* **INSTRUCTION**:
Skipping all pictures, set down the lines of the listing from the first through the one with "from matplotlib.colors import".

* **PROVIDED MATERIAL**:
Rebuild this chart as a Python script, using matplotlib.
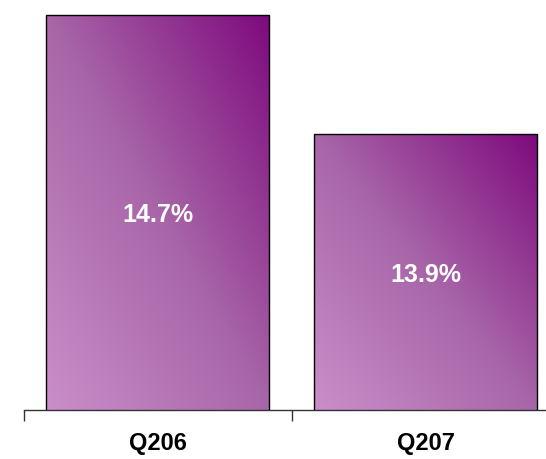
import matplotlib

matplotlib.use("Agg")
import matplotlib.pyplot as plt
import numpy as np
from matplotlib.colors import LinearSegmentedColormap

plt.rcParams["font.family"] = ["Liberation Sans", "DejaVu Sans"]

# quarter labels and the value shown on each bar (%)
quarters = ["Q206", "Q207"]
values = [14.7, 13.9]
value_labels = ["14.7%", "13.9%"]

# light orchid in the lower-left corner running to deep purple top-right
grad = LinearSegmentedColormap.from_list(
    "plum", ["#ca8eca", "#a866a8", "#7e0a7e"]
)

fig = plt.figure(figsize=(5.46, 4.59), dpi=100)
# the axis runs off the right edge, so the axes is wider than the figure
ax = fig.add_axes([23.7 / 546, 1 - 410 / 459, 536 / 546, 410 / 459])

x = np.arange(len(quarters))
bars = ax.bar(x, values, width=0.83, facecolor="none", edgecolor="black",
              linewidth=1.0, zorder=3)

# diagonal gradient fill, clipped to each bar
n = 256
u = np.linspace(0, 1, n)
uu, vv = np.meshgrid(u, u)
shade = (uu + vv) / 2  # 0 at bottom-left, 1 at top-right
ymin = 12.05
for bar in bars:
    x0 = bar.get_x()
    x1 = x0 + bar.get_width()
    im = ax.imshow(shade, cmap=grad, origin="lower", aspect="auto",
                   extent=(x0, x1, ymin, bar.get_height()),
                   interpolation="bilinear", zorder=2)
    im.set_clip_path(bar)

for xi, v, lab in zip(x, values, value_labels):
    ax.annotate(lab, (xi, (ymin + v) / 2), xytext=(0, -2),
                textcoords="offset points", color="white", fontsize=18,
                fontweight="bold", ha="center", va="center", zorder=4)

ax.set_xlim(-0.5, 1.5)
ax.set_ylim(ymin, 14.8)

for side in ("top", "right", "left"):
    ax.spines[side].set_visible(False)
ax.spines["bottom"].set_color("#333333")
ax.spines["bottom"].set_linewidth(1.0)
ax.set_yticks([])

# tick marks sit on the category boundaries, labels under the bars
ax.set_xticks([-0.5, 0.5, 1.5])
ax.set_xticklabels([])
ax.tick_params(axis="x", direction="out", length=8, width=1.0, color="#333333")
ax.set_xticks(x, minor=True)
ax.set_xticklabels(quarters, minor=True, fontsize=17, fontweight="bold")
ax.tick_params(axis="x", which="minor", length=0, pad=16)

fig.savefig("out.png", dpi=100, facecolor="white")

* **ANSWER**:
Rebuild this chart as a Python script, using matplotlib.
import matplotlib

matplotlib.use("Agg")
import matplotlib.pyplot as plt
import numpy as np
from matplotlib.colors import LinearSegmentedColormap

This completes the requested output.